La révolution sociale voulue par l’US-RDA connut un arrêt avec le coup d’Etat de 1968. Les militaires, soucieux de parer à toute velléité de rébellion s’accommodés, au grand dam des Imrads, de l’ordre ancien ; d’où la prééminence dont ont joui les grandes chefferies tamasheq durant les régimes du Comité Militaire de Libération Nationale et de l’Union Démocratique du Peuple Malien. Avec l’instauration du multipartisme, la situation ne connut pas d’évolution : dans l’Adagh, la famille d’Intalla Ag Attaher continue de détenir tous les leviers de commande.

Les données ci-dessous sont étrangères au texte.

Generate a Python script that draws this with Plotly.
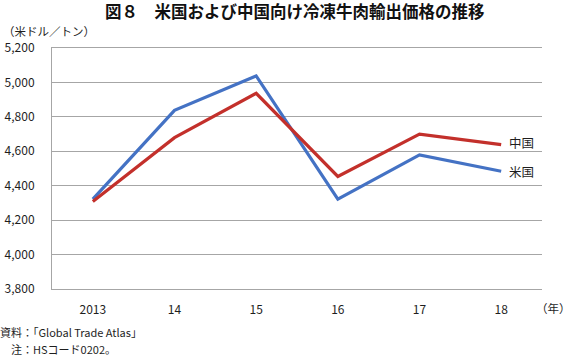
import plotly.graph_objects as go

years = ["2013", "14", "15", "16", "17", "18"]
us_price = [4322, 4838, 5038, 4322, 4579, 4484]
cn_price = [4308, 4679, 4937, 4454, 4700, 4639]
y_ticks = [3800, 4000, 4200, 4400, 4600, 4800, 5000, 5200]

FONT = "Noto Sans CJK JP"
BLUE = "#4472C4"
RED = "#C3302B"
GRID = "#A6A6A6"
TXT = "#1E1E1E"

fig = go.Figure()
fig.add_trace(go.Scatter(x=years, y=us_price, mode="lines", name="米国",
                         line=dict(color=BLUE, width=3.2)))
fig.add_trace(go.Scatter(x=years, y=cn_price, mode="lines", name="中国",
                         line=dict(color=RED, width=3.2)))

fig.update_layout(
    width=572, height=357,
    margin=dict(l=52, r=30, t=48, b=68, autoexpand=False),
    paper_bgcolor="white", plot_bgcolor="white",
    showlegend=False,
    font=dict(family=FONT, size=12, color=TXT),
)
fig.update_xaxes(
    type="category", range=[-0.5, 5.5], automargin=False,
    showgrid=False, showline=True, mirror=True, linecolor=GRID, linewidth=1,
    ticks="", ticklabelstandoff=10,
    tickfont=dict(family=FONT, size=12, color=TXT),
)
fig.update_yaxes(
    range=[3800, 5200], tickvals=y_ticks, tickformat=",", automargin=False,
    showgrid=True, gridcolor=GRID, gridwidth=1,
    showline=True, linecolor=GRID, linewidth=1, zeroline=False,
    ticks="", ticklabelstandoff=14,
    tickfont=dict(family=FONT, size=12, color=TXT),
)

# title
fig.add_annotation(text="<b>図８　米国および中国向け冷凍牛肉輸出価格の推移</b>",
                   xref="paper", yref="paper", x=0.496, y=1.0, xanchor="center", yanchor="middle",
                   yshift=48 - 11, showarrow=False,
                   font=dict(family=FONT, size=16.5, color="#111111"))
# unit
fig.add_annotation(text="（米ドル／トン）", xref="paper", yref="paper",
                   x=0, y=1, xanchor="left", yanchor="middle",
                   xshift=-52 + 2, yshift=48 - 31, showarrow=False, borderpad=0,
                   font=dict(family=FONT, size=11.5, color=TXT))
# year unit
fig.add_annotation(text="（年）", xref="paper", yref="paper",
                   x=1, y=0, xanchor="right", yanchor="middle",
                   xshift=30, yshift=-(307.5 - 289), showarrow=False, borderpad=0,
                   font=dict(family=FONT, size=11.5, color=TXT))
# series labels
fig.add_annotation(text="中国", x=5, y=cn_price[-1], xanchor="left", yanchor="middle",
                   xshift=6, yshift=2, showarrow=False,
                   font=dict(family=FONT, size=12.5, color=TXT))
fig.add_annotation(text="米国", x=5, y=us_price[-1], xanchor="left", yanchor="middle",
                   xshift=6, yshift=0, showarrow=False,
                   font=dict(family=FONT, size=12.5, color=TXT))
# notes
fig.add_annotation(text="資料：「Global Trade Atlas」", xref="paper", yref="paper",
                   x=0, y=0, xanchor="left", yanchor="middle",
                   xshift=-52 - 1, yshift=-(331.5 - 289), showarrow=False, borderpad=0,
                   font=dict(family=FONT, size=11, color=TXT))
fig.add_annotation(text="注：HSコード0202。", xref="paper", yref="paper",
                   x=0, y=0, xanchor="left", yanchor="middle",
                   xshift=-52 + 10, yshift=-(348.5 - 289), showarrow=False, borderpad=0,
                   font=dict(family=FONT, size=11, color=TXT))

fig.write_html("out.html",
               config={"displayModeBar": False, "staticPlot": True},
               post_script="document.body.style.margin='0';document.body.style.padding='0';")
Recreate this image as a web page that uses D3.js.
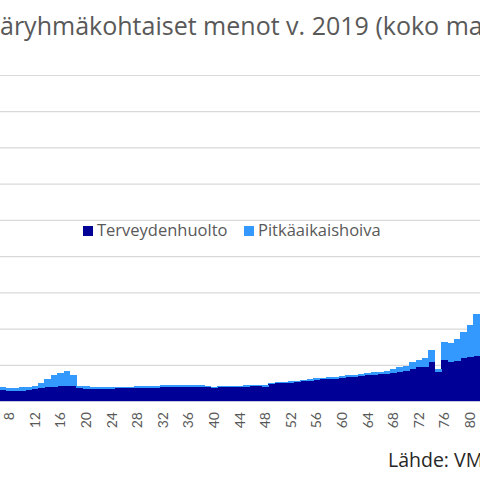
<!DOCTYPE html>
<html>
<head>
<meta charset="utf-8">
<script src="https://cdn.jsdelivr.net/npm/d3@7"></script>
<style>
  body { margin: 0; background: #fff; }
  svg { display: block; font-family: "Open Sans", Lato, sans-serif; }
</style>
</head>
<body>
<div id="chart"></div>
<script>
// ages shown in the (cropped) picture
var ages = [7, 8, 9, 10, 11, 12, 13, 14, 15, 16,
            17, 18, 19, 20, 21, 22, 23, 24, 25, 26,
            27, 28, 29, 30, 31, 32, 33, 34, 35, 36,
            37, 38, 39, 40, 41, 42, 43, 44, 45, 46,
            47, 48, 49, 50, 51, 52, 53, 54, 55, 56,
            57, 58, 59, 60, 61, 62, 63, 64, 65, 66,
            67, 68, 69, 70, 71, 72, 73, 74, 75, 76,
            77, 78, 79, 80, 81];

var terveydenhuolto = [600, 550, 550, 570, 610, 650, 700, 750, 790, 830,
                       840, 830, 700, 690, 660, 660, 680, 680, 700, 720,
                       720, 730, 730, 730, 730, 750, 770, 790, 790, 790,
                       790, 780, 750, 730, 750, 780, 790, 790, 800, 830,
                       830, 800, 940, 970, 990, 1010, 1030, 1080, 1120, 1160,
                       1190, 1210, 1240, 1280, 1310, 1350, 1380, 1420, 1450, 1470,
                       1490, 1550, 1600, 1670, 1770, 1850, 1880, 2130, 1600, 2240,
                       2130, 2210, 2350, 2430, 2480];

var pitkaaikaishoiva = [150, 150, 150, 180, 170, 180, 290, 470, 620, 700,
                        810, 580, 140, 140, 130, 90, 80, 80, 70, 70,
                        80, 80, 90, 90, 110, 110, 100, 90, 90, 90,
                        90, 90, 60, 60, 70, 60, 60, 60, 70, 70,
                        80, 70, 70, 70, 70, 80, 90, 100, 100, 90,
                        100, 110, 110, 110, 110, 110, 120, 130, 130, 150,
                        190, 200, 250, 290, 360, 440, 510, 660, 150, 1040,
                        1060, 1200, 1480, 1770, 2320];

var xTicks = [8, 12, 16, 20, 24, 28, 32, 36, 40, 44, 48, 52, 56, 60, 64, 68, 72, 76, 80];
var yTicks = [0, 2000, 4000, 6000, 8000, 10000, 12000, 14000, 16000, 18000];

var seriesNames = ["Terveydenhuolto", "Pitkäaikaishoiva"];
var colors = ["#000096", "#3399ff"];

function StackedChart() {
  var w = 480;
  var h = 480;

  var rows = ages.map(function (a, i) {
    return { age: a, Terveydenhuolto: terveydenhuolto[i], "Pitkäaikaishoiva": pitkaaikaishoiva[i] };
  });

  var svg = d3.select("#chart")
    .append("svg")
    .attr("width", w)
    .attr("height", h);

  // the picture is a crop: first visible age sits at the left edge
  var step = 6.4;
  var x0 = -0.4;
  var xScale = d3.scaleBand()
    .domain(ages)
    .range([x0, x0 + step * ages.length])
    .padding(0);

  var yScale = d3.scaleLinear()
    .domain([0, 18000])
    .range([401, 75]);

  // gridlines
  var grid = svg.append("g")
    .attr("class", "grid")
    .call(d3.axisLeft(yScale).tickValues(yTicks).tickSize(-w).tickFormat(""));
  grid.select(".domain").remove();
  grid.selectAll("line").attr("stroke", "#d9d9d9").attr("stroke-width", 1.2);

  // stacked bars
  var stacked = d3.stack().keys(seriesNames)(rows);

  svg.append("g")
    .selectAll("g")
    .data(stacked)
    .enter()
    .append("g")
    .attr("fill", (d, i) => colors[i])
    .selectAll("rect")
    .data((d) => d)
    .enter()
    .append("rect")
    .attr("x", (d) => xScale(d.data.age))
    .attr("y", (d) => yScale(d[1]))
    .attr("width", xScale.bandwidth() + 0.3)
    .attr("height", (d) => yScale(d[0]) - yScale(d[1]))
    .attr("shape-rendering", "crispEdges");

  // x axis line
  svg.append("line")
    .attr("x1", 0).attr("x2", w)
    .attr("y1", yScale(0) + 0.5).attr("y2", yScale(0) + 0.5)
    .attr("stroke", "#c8c8e0");

  // x axis labels, rotated
  var xAxis = svg.append("g")
    .attr("transform", "translate(0," + yScale(0) + ")")
    .call(d3.axisBottom(xScale).tickValues(xTicks).tickSize(0));
  xAxis.select(".domain").remove();
  xAxis.selectAll("text")
    .attr("transform", "rotate(-90)")
    .attr("x", -11)
    .attr("y", 0)
    .attr("dy", "0.35em")
    .attr("text-anchor", "end")
    .attr("fill", "#595959")
    .style("font-family", "Lato, sans-serif")
    .style("font-size", "14px");

  // title, left part cut off by the crop
  var title = svg.append("text")
    .attr("y", 35)
    .attr("fill", "#595959")
    .style("font-size", "21px")
    .text("Ikäryhmäkohtaiset menot v. 2019 (koko maa)");
  // fit so that "2019" starts where it does in the picture
  var node = title.node();
  var part = node.getSubStringLength(2, 25);
  title.style("font-size", (21 * 312 / part) + "px");
  var cut = node.getSubStringLength(0, 2);
  title.attr("x", -cut);

  // legend
  var legend = svg.append("g");
  var legendX = [83, 244];
  seriesNames.forEach(function (name, i) {
    legend.append("rect")
      .attr("x", legendX[i])
      .attr("y", 226)
      .attr("width", 10)
      .attr("height", 10)
      .attr("fill", colors[i]);
    legend.append("text")
      .attr("x", legendX[i] + 14)
      .attr("y", 236)
      .attr("fill", "#595959")
      .style("font-size", "16.5px")
      .text(name);
  });

  // source
  svg.append("text")
    .attr("x", 388)
    .attr("y", 467)
    .attr("fill", "#262626")
    .style("font-size", "19.5px")
    .text("Lähde: VM");
}

window.onload = function () {
  StackedChart();
};
</script>
</body>
</html>
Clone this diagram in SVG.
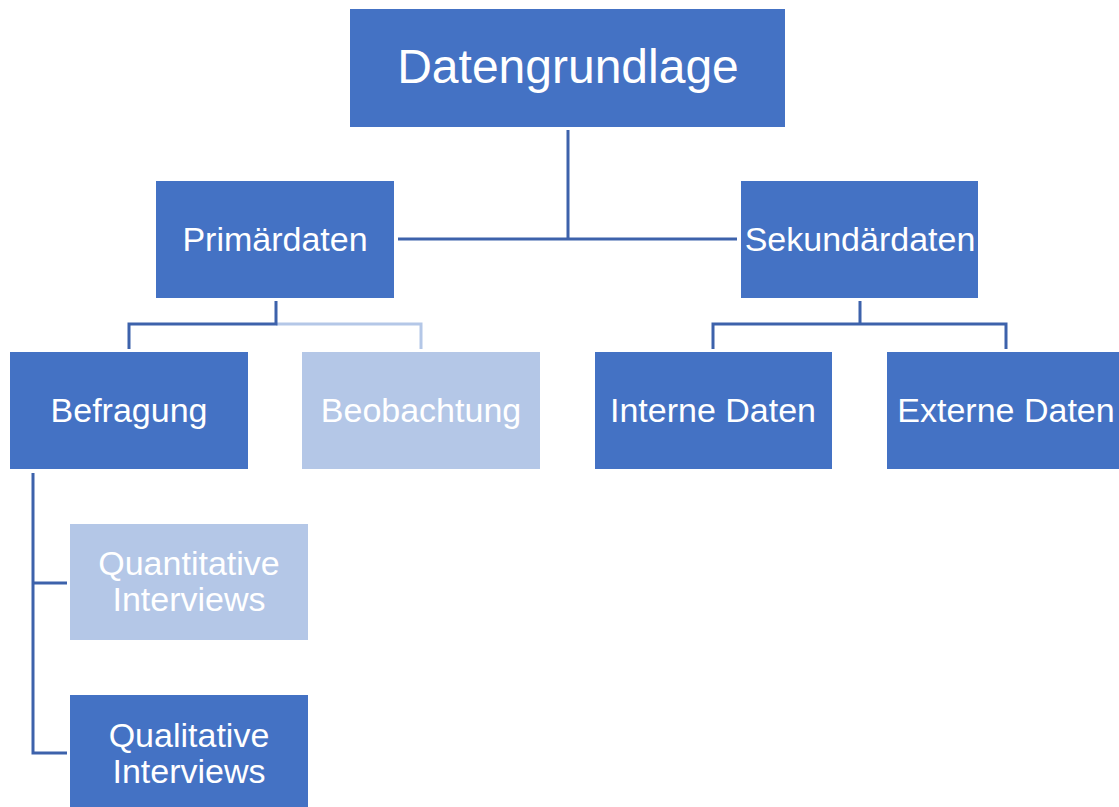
<svg xmlns="http://www.w3.org/2000/svg" width="1119" height="807" viewBox="0 0 1119 807">
<style>
.d{fill:#4472c4}
.l{fill:#b4c7e7}
text{font-family:"Liberation Sans",Arial,sans-serif;fill:#ffffff;text-anchor:middle;font-size:34px}
.c{fill:none;stroke:#3d62ab;stroke-width:3}
.cl{fill:none;stroke:#b4c7e7;stroke-width:3}
</style>
<rect width="1119" height="807" fill="#ffffff"/>
<g id="connectors">
<path class="c" d="M568,130 V239 M398,239 H737"/>
<path class="cl" d="M276,324 H421 V349"/>
<path class="c" d="M276,301 V324 H129 V349"/>
<path class="c" d="M860,301 V324 M713,349 V324 H1006 V349"/>
<path class="c" d="M33,473 V753 H67 M33,583 H67"/>
</g>
<g id="datengrundlage"><rect class="d" x="350" y="9" width="435" height="118"/><text x="568" y="83" style="font-size:48px">Datengrundlage</text></g>
<g id="primaerdaten"><rect class="d" x="156" y="181" width="238" height="117"/><text x="275" y="251">Primärdaten</text></g>
<g id="sekundaerdaten"><rect class="d" x="741" y="181" width="237" height="117"/><text x="860" y="251">Sekundärdaten</text></g>
<g id="befragung"><rect class="d" x="10" y="352" width="238" height="117"/><text x="129" y="422">Befragung</text></g>
<g id="beobachtung"><rect class="l" x="302" y="352" width="238" height="117"/><text x="421" y="422">Beobachtung</text></g>
<g id="interne"><rect class="d" x="595" y="352" width="237" height="117"/><text x="713" y="422">Interne Daten</text></g>
<g id="externe"><rect class="d" x="887" y="352" width="240" height="117"/><text x="1006" y="422">Externe Daten</text></g>
<g id="quantitative"><rect class="l" x="70" y="524" width="238" height="116"/><text x="189" y="575">Quantitative</text><text x="189" y="611">Interviews</text></g>
<g id="qualitative"><rect class="d" x="70" y="695" width="238" height="120"/><text x="189" y="747">Qualitative</text><text x="189" y="783">Interviews</text></g>
</svg>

C’est à cette situation que le général Aladji Ag Gamou entend mettre fin ; d’où son exhortation à sa communauté. Le pouvoir, plutôt que de continuer à privilégier une partie au détriment de l’ordre, devrait tenir compte de la donne sur le terrain. Comment peut-on concevoir la démocratie en empêchant la loi du nombre de s’exercer ? Aux termes de consultations populaires, Kidal s’est donné un maire et un député imrad. La démocratie n’est pas incompatible avec les survivances de l’aristocratie. Bon nombre de pays européens, l’Angleterre, la Hollande, la Belgique, le Danemark, la Suède, la Norvège, l’Espagne, en donnent l’exemple. C’est de cet exemple dont les pouvoirs publics maliens, au lieu de continuer à négocier à valises ouvertes avec les différentes parties, devraient s’inspirer afin de démêler l’écheveau de Kidal.